_AIM OF THE EXERCISE_:
Write the listing below out again exactly, dropping the images.

_DATA PROVIDED_:
-*-*-
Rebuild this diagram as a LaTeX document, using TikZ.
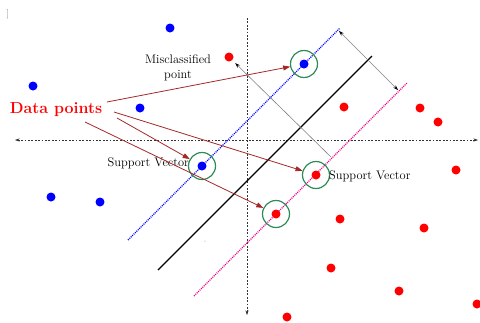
\documentclass[tikz,border=0pt]{standalone}
\usetikzlibrary{arrows.meta}
\definecolor{svgreen}{RGB}{46,139,87}
\definecolor{arrred}{RGB}{165,40,40}
\begin{document}
\begin{tikzpicture}[x=1pt,y=-1pt,
  bluept/.style={circle,fill=blue,inner sep=0pt,minimum size=9pt},
  redpt/.style={circle,fill=red,inner sep=0pt,minimum size=9pt},
  ring/.style={circle,draw=svgreen,line width=1.2pt,inner sep=0pt,minimum size=27pt},
  axis/.style={dash pattern=on 1.8pt off 1.6pt,line width=0.45pt,draw=black!80},
  axtip/.style={-{Stealth[length=4.5pt,width=3pt]}},
  pointer/.style={draw=arrred,line width=0.8pt,-{Triangle[length=7pt,width=5pt]}},
  gauge/.style={draw=gray,line width=0.6pt},
  gtip/.style={{Stealth[length=5pt,width=3.5pt,black]}-{Stealth[length=5pt,width=3.5pt,black]}},
  caption/.style={font=\fontsize{12.4}{14.5}\selectfont,align=center,inner sep=0pt},
  margin/.style={line width=1.2pt,dash pattern=on 1pt off 1pt}]
\useasboundingbox (0,0) rectangle (480,322);

% stray mark in the corner
\node[font=\fontsize{9}{9}\selectfont,text=gray,inner sep=0pt] (mark) at (8,14) {]};

% axes
\coordinate (xl) at (15,140);
\coordinate (xr) at (478,140);
\coordinate (yt) at (247,18);
\coordinate (yb) at (247,315);
\draw[axis,{Stealth[length=4.5pt,width=3pt]}-{Stealth[length=4.5pt,width=3pt]}] (xl) -- (xr);
\draw[axis,axtip] (yt) -- (yb);

% separating hyperplane and margins
\coordinate (b1) at (128,240); \coordinate (b2) at (340,28);
\coordinate (h1) at (158,270); \coordinate (h2) at (372,56);
\coordinate (m1) at (194,296); \coordinate (m2) at (407,83);
\draw[margin,blue] (b1) -- (b2);
\draw[line width=1.3pt,black] (h1) -- (h2);
\draw[margin,magenta] (m1) -- (m2);

% margin width
\coordinate (w1) at (339,31);
\coordinate (w2) at (398,90);
\draw[gauge,gtip] (w1) -- (w2);

% blue class
\node[bluept] (p1) at (170,28) {};
\node[bluept] (p2) at (33,86) {};
\node[bluept] (p3) at (140,108) {};
\node[bluept] (p4) at (51,197) {};
\node[bluept] (p5) at (100,202) {};
\node[bluept] (bs) at (202,166) {};
\node[bluept] (bm) at (304,64) {};

% red class
\node[redpt] (r0) at (229,57) {};
\node[redpt] (r1) at (344,107) {};
\node[redpt] (r2) at (420,108) {};
\node[redpt] (r3) at (438,122) {};
\node[redpt] (r4) at (456,170) {};
\node[redpt] (r5) at (340,219) {};
\node[redpt] (r6) at (424,228) {};
\node[redpt] (r7) at (331,268) {};
\node[redpt] (r8) at (399,291) {};
\node[redpt] (r9) at (477,304) {};
\node[redpt] (r10) at (287,317) {};
\node[redpt] (rs1) at (316,175) {};
\node[redpt] (rs2) at (276,214) {};

% small speck
\fill[gray] (205,241) circle (0.5pt);

% support vector rings
\node[ring] (cbm) at (bm) {};
\node[ring] (cbs) at (bs) {};
\node[ring] (crs1) at (rs1) {};
\node[ring] (crs2) at (rs2) {};

% pointer to the misclassified red point
\coordinate (g0) at (331,157);
\draw[gauge,-{Stealth[length=5pt,width=3.5pt,black]},shorten >=4pt] (g0) -- (r0);

% labels
\node[caption] (mis) at (178,68) {Misclassified\\point};
\node[caption,anchor=east] (svl) at (189,163) {Support Vector};
\node[caption,anchor=west] (svr) at (329,176) {Support Vector};
\node[font=\fontsize{16}{19}\selectfont\bfseries,text=red,inner sep=0pt] (dp) at (56,110) {Data points};

% arrows from the data points label
\coordinate (s1) at (107,102);
\coordinate (s2) at (114,112);
\coordinate (s3) at (117,118);
\coordinate (s4) at (85,122);
\draw[pointer] (s1) -- (cbm);
\draw[pointer] (s2) -- (crs1);
\draw[pointer] (s3) -- (cbs);
\draw[pointer] (s4) -- (crs2);
\end{tikzpicture}
\end{document}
-*-*-
_TASK OUTPUT_:
Rebuild this diagram as a LaTeX document, using TikZ.
\documentclass[tikz,border=0pt]{standalone}
\usetikzlibrary{arrows.meta}
\definecolor{svgreen}{RGB}{46,139,87}
\definecolor{arrred}{RGB}{165,40,40}
\begin{document}
\begin{tikzpicture}[x=1pt,y=-1pt,
  bluept/.style={circle,fill=blue,inner sep=0pt,minimum size=9pt},
  redpt/.style={circle,fill=red,inner sep=0pt,minimum size=9pt},
  ring/.style={circle,draw=svgreen,line width=1.2pt,inner sep=0pt,minimum size=27pt},
  axis/.style={dash pattern=on 1.8pt off 1.6pt,line width=0.45pt,draw=black!80},
  axtip/.style={-{Stealth[length=4.5pt,width=3pt]}},
  pointer/.style={draw=arrred,line width=0.8pt,-{Triangle[length=7pt,width=5pt]}},
  gauge/.style={draw=gray,line width=0.6pt},
  gtip/.style={{Stealth[length=5pt,width=3.5pt,black]}-{Stealth[length=5pt,width=3.5pt,black]}},
  caption/.style={font=\fontsize{12.4}{14.5}\selectfont,align=center,inner sep=0pt},
  margin/.style={line width=1.2pt,dash pattern=on 1pt off 1pt}]
\useasboundingbox (0,0) rectangle (480,322);

% stray mark in the corner
\node[font=\fontsize{9}{9}\selectfont,text=gray,inner sep=0pt] (mark) at (8,14) {]};

% axes
\coordinate (xl) at (15,140);
\coordinate (xr) at (478,140);
\coordinate (yt) at (247,18);
\coordinate (yb) at (247,315);
\draw[axis,{Stealth[length=4.5pt,width=3pt]}-{Stealth[length=4.5pt,width=3pt]}] (xl) -- (xr);
\draw[axis,axtip] (yt) -- (yb);

% separating hyperplane and margins
\coordinate (b1) at (128,240); \coordinate (b2) at (340,28);
\coordinate (h1) at (158,270); \coordinate (h2) at (372,56);
\coordinate (m1) at (194,296); \coordinate (m2) at (407,83);
\draw[margin,blue] (b1) -- (b2);
\draw[line width=1.3pt,black] (h1) -- (h2);
\draw[margin,magenta] (m1) -- (m2);

% margin width
\coordinate (w1) at (339,31);
\coordinate (w2) at (398,90);
\draw[gauge,gtip] (w1) -- (w2);

% blue class
\node[bluept] (p1) at (170,28) {};
\node[bluept] (p2) at (33,86) {};
\node[bluept] (p3) at (140,108) {};
\node[bluept] (p4) at (51,197) {};
\node[bluept] (p5) at (100,202) {};
\node[bluept] (bs) at (202,166) {};
\node[bluept] (bm) at (304,64) {};

% red class
\node[redpt] (r0) at (229,57) {};
\node[redpt] (r1) at (344,107) {};
\node[redpt] (r2) at (420,108) {};
\node[redpt] (r3) at (438,122) {};
\node[redpt] (r4) at (456,170) {};
\node[redpt] (r5) at (340,219) {};
\node[redpt] (r6) at (424,228) {};
\node[redpt] (r7) at (331,268) {};
\node[redpt] (r8) at (399,291) {};
\node[redpt] (r9) at (477,304) {};
\node[redpt] (r10) at (287,317) {};
\node[redpt] (rs1) at (316,175) {};
\node[redpt] (rs2) at (276,214) {};

% small speck
\fill[gray] (205,241) circle (0.5pt);

% support vector rings
\node[ring] (cbm) at (bm) {};
\node[ring] (cbs) at (bs) {};
\node[ring] (crs1) at (rs1) {};
\node[ring] (crs2) at (rs2) {};

% pointer to the misclassified red point
\coordinate (g0) at (331,157);
\draw[gauge,-{Stealth[length=5pt,width=3.5pt,black]},shorten >=4pt] (g0) -- (r0);

% labels
\node[caption] (mis) at (178,68) {Misclassified\\point};
\node[caption,anchor=east] (svl) at (189,163) {Support Vector};
\node[caption,anchor=west] (svr) at (329,176) {Support Vector};
\node[font=\fontsize{16}{19}\selectfont\bfseries,text=red,inner sep=0pt] (dp) at (56,110) {Data points};

% arrows from the data points label
\coordinate (s1) at (107,102);
\coordinate (s2) at (114,112);
\coordinate (s3) at (117,118);
\coordinate (s4) at (85,122);
\draw[pointer] (s1) -- (cbm);
\draw[pointer] (s2) -- (crs1);
\draw[pointer] (s3) -- (cbs);
\draw[pointer] (s4) -- (crs2);
\end{tikzpicture}
\end{document}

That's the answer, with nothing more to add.